Purtroppo non tutto nella realizzazione è stato, però, all'altezza delle premesse e delle potenzialità degli artisti. Alla splendida scelta musicale e alle note di sala colte e acute curate da Emilio Sala ha corrisposto, da parte del medesimo musicologo, una costruzione drammaturgica non altrettanto convincente: fatta eccezione per una descrizione dettagliata degli intimi problemi di salute di Gioachino, tratta dalla corrispondenza fra Olympe Pélissier e il medico di fiducia ma d'effetto più morboso e grandguignolesco che delicatamente funzionale alla contestualizzazione del dolore sotteso all'ironia di molti brani, la selezione dei documenti storici, giornalistici ed epistolari, può essere appropriata. Meno i dialoghi e gli interventi immaginati ex novo: di certo la povera Olympe non raccoglie troppa simpatina nell'aneddotica, ma non merita nemmeno di essere dipinta come la caricatura di un'accigliata Santippe; parimenti la presentazione finale degli ultimi brani ha uno stile, più che raffinato cabaret, da locale non troppo alla moda o da show televisivo. Non aiuta nemmeno l'idea di proporre le voci degli attori (Valentina Ferrari e Mario Cei) fuori campo, diffuse da altoparlanti.

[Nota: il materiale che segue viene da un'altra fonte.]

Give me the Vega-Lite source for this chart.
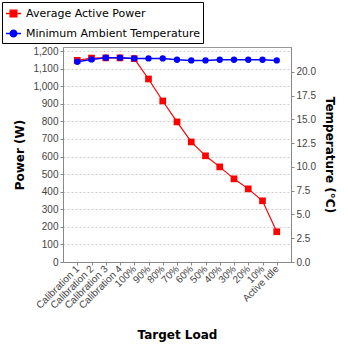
{
  "$schema": "https://vega.github.io/schema/vega-lite/v6.json",
  "width": 228,
  "height": 215,
  "autosize": "none",
  "padding": {"left": 63, "top": 47, "right": 57, "bottom": 86},
  "background": "white",
  "config": {
    "font": "Liberation Sans",
    "view": {"stroke": "#999999", "strokeWidth": 1},
    "axis": {
      "labelFont": "Liberation Sans",
      "labelFontSize": 10,
      "labelColor": "#444444",
      "titleFont": "DejaVu Sans",
      "titleFontSize": 12,
      "titleFontWeight": "bold",
      "titleColor": "#000000",
      "domainColor": "#888888",
      "tickColor": "#888888",
      "tickSize": 3
    }
  },
  "data": {
    "values": [
      {"load": "Calibration 1", "power": 1147, "temp": 21.05},
      {"load": "Calibration 2", "power": 1160, "temp": 21.29},
      {"load": "Calibration 3", "power": 1161, "temp": 21.47},
      {"load": "Calibration 4", "power": 1161, "temp": 21.47},
      {"load": "100%", "power": 1157, "temp": 21.4},
      {"load": "90%", "power": 1041, "temp": 21.4},
      {"load": "80%", "power": 916, "temp": 21.4},
      {"load": "70%", "power": 797, "temp": 21.26},
      {"load": "60%", "power": 683, "temp": 21.19},
      {"load": "50%", "power": 604, "temp": 21.19},
      {"load": "40%", "power": 541, "temp": 21.26},
      {"load": "30%", "power": 473, "temp": 21.26},
      {"load": "20%", "power": 416, "temp": 21.26},
      {"load": "10%", "power": 348, "temp": 21.26},
      {"load": "Active Idle", "power": 172, "temp": 21.19}
    ]
  },
  "encoding": {
    "x": {
      "field": "load",
      "type": "ordinal",
      "sort": null,
      "scale": {"type": "point", "padding": 1.15},
      "axis": {
        "title": "Target Load",
        "labelAngle": -45,
        "labelAlign": "right",
        "labelBaseline": "middle",
        "labelPadding": 2,
        "titlePadding": 19,
        "grid": false
      }
    }
  },
  "layer": [
    {
      "mark": {
        "type": "line",
        "strokeWidth": 1.2,
        "point": {"shape": "square", "size": 45, "filled": true, "opacity": 1}
      },
      "encoding": {
        "y": {
          "field": "power",
          "type": "quantitative",
          "scale": {"domain": [0, 1223], "nice": false},
          "axis": {
            "title": "Power (W)",
            "values": [0, 100, 200, 300, 400, 500, 600, 700, 800, 900, 1000, 1100, 1200],
            "format": ",d",
            "grid": true,
            "gridColor": "#cccccc",
            "gridDash": [2, 2],
            "titlePadding": 6
          }
        },
        "color": {
          "datum": "Average Active Power",
          "type": "nominal",
          "scale": {
            "domain": ["Average Active Power", "Minimum Ambient Temperature"],
            "range": ["#ff0000", "#0000ff"]
          },
          "legend": {
            "title": null,
            "orient": "none",
            "legendX": -61,
            "legendY": -45,
            "direction": "vertical",
            "padding": 3,
            "strokeColor": "#000000",
            "fillColor": "white",
            "symbolSize": 225,
            "rowPadding": 5,
            "labelFont": "DejaVu Sans",
            "labelFontSize": 11,
            "labelColor": "#000000",
            "labelOffset": 4,
            "labelLimit": 400,
            "encode": {
              "entries": {
                "update": {
                  "width": {"value": 337}
                }
              },
              "symbols": {
                "update": {
                  "shape": {"signal": "datum.value === 'Average Active Power' ? 'M-1,0H1M-0.45,-0.45H0.45V0.45H-0.45Z' : 'M-1,0H1M0.45,0A0.45,0.45 0 1,1 -0.45,0A0.45,0.45 0 1,1 0.45,0Z'"},
                  "strokeWidth": {"value": 1.3},
                  "opacity": {"value": 1}
                }
              }
            }
          }
        }
      }
    },
    {
      "mark": {
        "type": "line",
        "strokeWidth": 1.5,
        "point": {"shape": "circle", "size": 40, "filled": true, "opacity": 1}
      },
      "encoding": {
        "y": {
          "field": "temp",
          "type": "quantitative",
          "scale": {"domain": [0, 22.6], "nice": false},
          "axis": {
            "title": "Temperature  (°C)",
            "orient": "right",
            "values": [0, 2.5, 5, 7.5, 10, 12.5, 15, 17.5, 20],
            "format": ".1f",
            "grid": false,
            "titlePadding": 7
          }
        },
        "color": {"datum": "Minimum Ambient Temperature", "type": "nominal"}
      }
    }
  ],
  "resolve": {"scale": {"y": "independent"}}
}
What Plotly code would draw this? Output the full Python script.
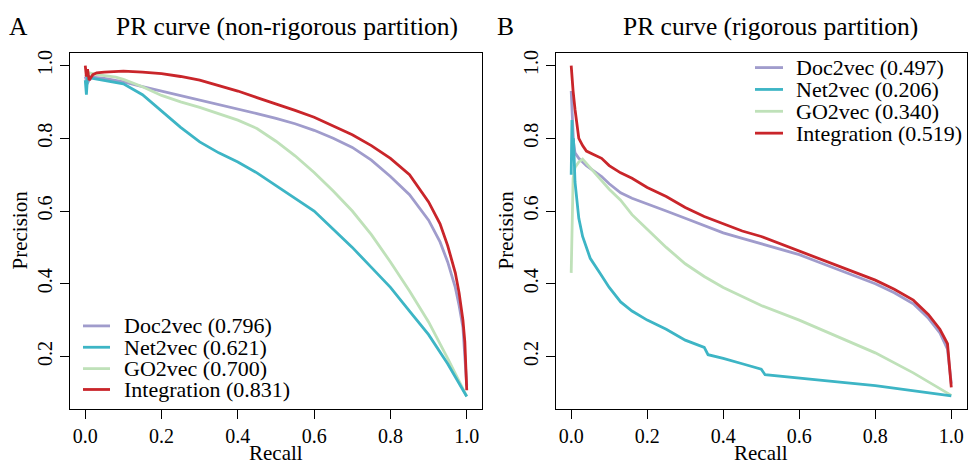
import plotly.graph_objects as go

W, H = 968, 464
FONT = "Liberation Serif"

# ---------------- Panel A (non-rigorous partition) ----------------
a_doc_recall = [0, 0.005, 0.01, 0.02, 0.05, 0.1, 0.15, 0.2, 0.25, 0.3, 0.35, 0.4, 0.45, 0.5, 0.55,
                0.6, 0.65, 0.7, 0.75, 0.8, 0.85, 0.9, 0.93, 0.95, 0.97, 0.98, 0.99, 1.0]
a_doc_prec = [0.97, 0.95, 0.96, 0.968, 0.965, 0.955, 0.942, 0.93, 0.918, 0.905, 0.892, 0.88, 0.868,
              0.855, 0.84, 0.822, 0.8, 0.775, 0.74, 0.695, 0.645, 0.575, 0.515, 0.46, 0.39, 0.34, 0.28, 0.12]

a_net_recall = [0, 0.003, 0.006, 0.01, 0.02, 0.05, 0.1, 0.15, 0.2, 0.25, 0.3, 0.35, 0.4, 0.45, 0.5,
                0.55, 0.6, 0.65, 0.7, 0.75, 0.8, 0.85, 0.9, 0.95, 1.0]
a_net_prec = [0.96, 0.92, 0.97, 0.97, 0.965, 0.96, 0.95, 0.92, 0.875, 0.83, 0.79, 0.76, 0.735, 0.705,
              0.67, 0.635, 0.6, 0.55, 0.5, 0.445, 0.39, 0.325, 0.26, 0.18, 0.09]

a_go_recall = [0, 0.01, 0.03, 0.05, 0.08, 0.1, 0.15, 0.2, 0.25, 0.3, 0.35, 0.4, 0.45, 0.5, 0.55,
               0.6, 0.65, 0.7, 0.75, 0.8, 0.85, 0.9, 0.95, 0.98, 1.0]
a_go_prec = [0.97, 0.98, 0.975, 0.972, 0.968, 0.962, 0.942, 0.918, 0.9, 0.885, 0.868, 0.85, 0.827,
             0.792, 0.752, 0.706, 0.655, 0.6, 0.535, 0.46, 0.38, 0.295, 0.195, 0.13, 0.09]

a_int_recall = [0, 0.003, 0.006, 0.01, 0.02, 0.03, 0.05, 0.1, 0.15, 0.2, 0.25, 0.3, 0.35, 0.4, 0.45,
                0.5, 0.55, 0.6, 0.65, 0.7, 0.75, 0.8, 0.85, 0.9, 0.93, 0.95, 0.97, 0.98, 0.99, 0.995, 1.0]
a_int_prec = [1.0, 0.97, 0.99, 0.96, 0.975, 0.98, 0.982, 0.985, 0.982, 0.978, 0.97, 0.96, 0.945, 0.93,
              0.912, 0.895, 0.877, 0.858, 0.835, 0.81, 0.78, 0.745, 0.7, 0.625, 0.565, 0.505, 0.43, 0.375,
              0.3, 0.24, 0.107]

# ---------------- Panel B (rigorous partition) ----------------
b_doc_recall = [0, 0.003, 0.006, 0.01, 0.02, 0.03, 0.04, 0.06, 0.08, 0.1, 0.13, 0.16, 0.2, 0.25, 0.3,
                0.35, 0.4, 0.45, 0.5, 0.55, 0.6, 0.65, 0.7, 0.75, 0.8, 0.85, 0.9, 0.94, 0.97, 0.99, 1.0]
b_doc_prec = [0.93, 0.85, 0.79, 0.76, 0.745, 0.735, 0.725, 0.71, 0.695, 0.675, 0.65, 0.635, 0.62, 0.6,
              0.58, 0.56, 0.54, 0.525, 0.51, 0.495, 0.48, 0.46, 0.44, 0.42, 0.4, 0.375, 0.345, 0.305,
              0.265, 0.22, 0.125]

b_net_recall = [0, 0.002, 0.004, 0.006, 0.01, 0.015, 0.02, 0.03, 0.05, 0.075, 0.1, 0.13, 0.16, 0.2,
                0.25, 0.3, 0.35, 0.36, 0.4, 0.45, 0.5, 0.51, 0.6, 0.7, 0.8, 0.9, 1.0]
b_net_prec = [0.7, 0.85, 0.76, 0.8, 0.68, 0.62, 0.58, 0.53, 0.47, 0.43, 0.39, 0.35, 0.325, 0.3, 0.275,
              0.245, 0.225, 0.205, 0.195, 0.18, 0.165, 0.15, 0.14, 0.13, 0.12, 0.107, 0.092]

b_go_recall = [0, 0.002, 0.005, 0.01, 0.02, 0.03, 0.05, 0.075, 0.1, 0.13, 0.16, 0.2, 0.25, 0.3, 0.35,
               0.4, 0.5, 0.6, 0.7, 0.8, 0.9, 1.0]
b_go_prec = [0.43, 0.6, 0.69, 0.72, 0.735, 0.743, 0.72, 0.69, 0.66, 0.63, 0.59, 0.55, 0.5, 0.455, 0.42,
             0.39, 0.34, 0.3, 0.255, 0.21, 0.155, 0.093]

b_int_recall = [0, 0.002, 0.005, 0.01, 0.015, 0.02, 0.03, 0.04, 0.06, 0.08, 0.1, 0.13, 0.16, 0.2, 0.25,
                0.3, 0.35, 0.4, 0.45, 0.5, 0.55, 0.6, 0.65, 0.7, 0.75, 0.8, 0.85, 0.9, 0.94, 0.97, 0.99, 1.0]
b_int_prec = [1.0, 0.96, 0.93, 0.88, 0.84, 0.8, 0.78, 0.765, 0.755, 0.745, 0.725, 0.705, 0.69, 0.665,
              0.64, 0.61, 0.585, 0.565, 0.545, 0.53, 0.51, 0.49, 0.47, 0.45, 0.43, 0.41, 0.385, 0.355,
              0.315, 0.275, 0.235, 0.115]

method_names = ["Doc2vec", "Net2vec", "GO2vec", "Integration"]
auc_A = ["0.796", "0.621", "0.700", "0.831"]
auc_B = ["0.497", "0.206", "0.340", "0.519"]
colors = ["#A09CCC", "#3DB5C5", "#BFE1B9", "#C9252A"]

tick_vals = [0.0, 0.2, 0.4, 0.6, 0.8, 1.0]
tick_text = ["0.0", "0.2", "0.4", "0.6", "0.8", "1.0"]
ytick_vals = [0.2, 0.4, 0.6, 0.8, 1.0]
ytick_text = ["0.2", "0.4", "0.6", "0.8", "1.0"]

panel_A = [(a_doc_recall, a_doc_prec), (a_net_recall, a_net_prec),
           (a_go_recall, a_go_prec), (a_int_recall, a_int_prec)]
panel_B = [(b_doc_recall, b_doc_prec), (b_net_recall, b_net_prec),
           (b_go_recall, b_go_prec), (b_int_recall, b_int_prec)]

fig = go.Figure()
draw_order = [0, 2, 1, 3]
for i in draw_order:
    r, p = panel_A[i]
    fig.add_trace(go.Scatter(x=r, y=p, mode="lines", name=method_names[i],
                             line=dict(color=colors[i], width=2.8), xaxis="x", yaxis="y",
                             showlegend=False, hoverinfo="skip"))
for i in draw_order:
    r, p = panel_B[i]
    fig.add_trace(go.Scatter(x=r, y=p, mode="lines", name=method_names[i],
                             line=dict(color=colors[i], width=2.8), xaxis="x2", yaxis="y2",
                             showlegend=False, hoverinfo="skip"))

ydom = [1 - 408.5 / H, 1 - 50 / H]
common_x = dict(range=[-0.04, 1.04], tickvals=tick_vals, ticktext=tick_text, showline=True,
                mirror=True, linecolor="black", linewidth=1.3, ticks="outside", ticklen=9,
                tickwidth=1.3, tickcolor="black", showgrid=False, zeroline=False,
                tickfont=dict(family=FONT, size=20, color="black"))
common_y = dict(range=[0.056, 1.0355], tickvals=ytick_vals, ticktext=ytick_text, showline=True,
                mirror=True, linecolor="black", linewidth=1.3, ticks="outside", ticklen=9,
                tickwidth=1.3, tickcolor="black", showgrid=False, zeroline=False, tickangle=-90,
                tickfont=dict(family=FONT, size=20, color="black"), domain=ydom)

fig.update_layout(
    width=W, height=H, margin=dict(l=0, r=0, t=0, b=0),
    paper_bgcolor="white", plot_bgcolor="white", showlegend=False,
    xaxis=dict(domain=[70 / W, 482 / W], anchor="y", **common_x),
    yaxis=dict(anchor="x", **common_y),
    xaxis2=dict(domain=[556 / W, 966.5 / W], anchor="y2", **common_x),
    yaxis2=dict(anchor="x2", **common_y),
)

ann = []
def txt(x, y, s, size, xanchor="center", angle=0):
    ann.append(dict(x=x / W, y=1 - y / H, xref="paper", yref="paper", text=s, showarrow=False,
                    xanchor=xanchor, yanchor="middle", textangle=angle,
                    font=dict(family=FONT, size=size, color="black")))

txt(18, 24, "A", 25.5)
txt(287, 24, "PR curve (non-rigorous partition)", 25.5)
txt(505, 24, "B", 25.5)
txt(770, 24, "PR curve (rigorous partition)", 25.5)
txt(276, 453, "Recall", 21)
txt(761, 453, "Recall", 21)
txt(20, 229, "Precision", 21, angle=-90)
txt(506, 229, "Precision", 21, angle=-90)

shapes = []
legA_rows = [325, 346.5, 368, 389]
legB_rows = [65, 87, 109, 131]
for i in range(4):
    shapes.append(dict(type="line", xref="paper", yref="paper", x0=83 / W, x1=110 / W,
                       y0=1 - legA_rows[i] / H, y1=1 - legA_rows[i] / H,
                       line=dict(color=colors[i], width=2.8)))
    txt(122, legA_rows[i], f"{method_names[i]} ({auc_A[i]})", 22)
    shapes.append(dict(type="line", xref="paper", yref="paper", x0=755 / W, x1=783 / W,
                       y0=1 - legB_rows[i] / H, y1=1 - legB_rows[i] / H,
                       line=dict(color=colors[i], width=2.8)))
    txt(794, legB_rows[i], f"{method_names[i]} ({auc_B[i]})", 22)

for a in ann:
    if "(" in a["text"] and "PR" not in a["text"]:
        a["xanchor"] = "left"

fig.update_layout(annotations=ann, shapes=shapes)
fig.write_html("out.html", config={"displayModeBar": False},
               post_script="document.body.style.margin='0';document.body.style.padding='0';"
                           "document.body.style.overflow='hidden';")
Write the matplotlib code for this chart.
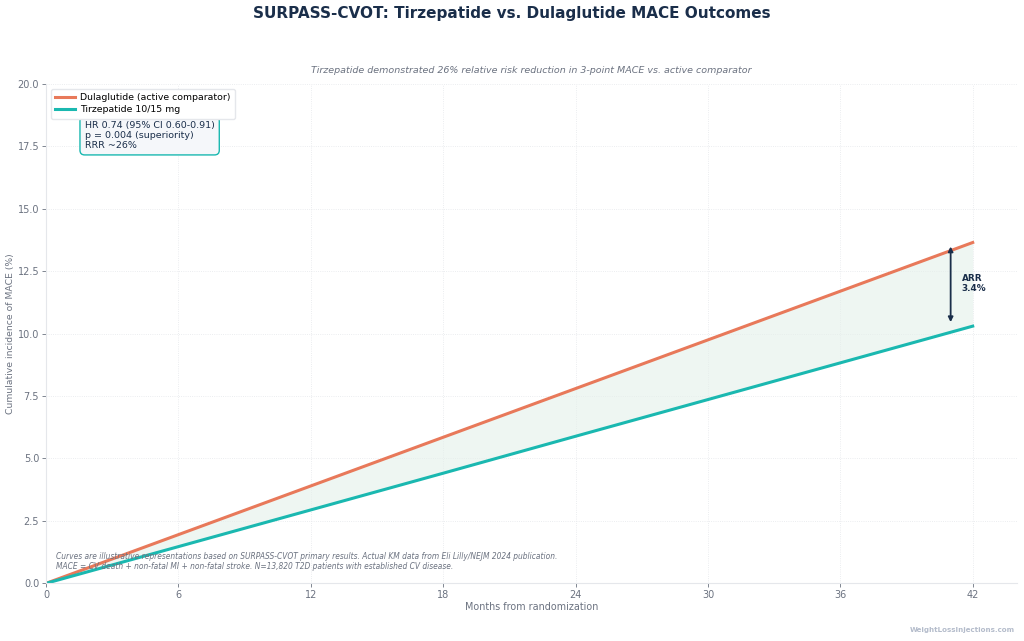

Interlocutoria anche la scelta delle proiezioni (a cura di Le stazioni Contemporary art di Carlo Cinque con interventi artistici di Emilio Isgrò e Antonio Trimani, assistente video Franco Fiume) che costituiscono la scenografia del concerto: la riproduzione della camera acustica dell'Auditorium Pedrotti si trasforma nelle immagini della villa di Passy, di parchi e vegetazione. Bene, ma quando a questi si alternano formicai febbrili, bimbi subacquei, campi con tralicci per le reti elettriche, si perdono via via anche la relazione con la musica, anche le suggestioni di possibili allusioni, anche un mero piacere estetico. Curioso davvero che una messa in scena, una realizzazione teatrale in fin dei conti zoppicante risponda non solo al nome di uno studioso intelligente e arguto come Sala (ma, forse anche la verve del conferenziere non è necessariamente sempre quella del drammaturgo, non sarebbe il primo caso del genere) ma anche a quello di un regista di lungo corso come Filippo Crivelli, che realizza uno spettacolo che lascia un po' l'amaro in bocca, come un'occasione perduta che sembra svilire in generica rivista - più che in nobile cabaret - gli indubbi, carismatici talenti in scena. Peccato.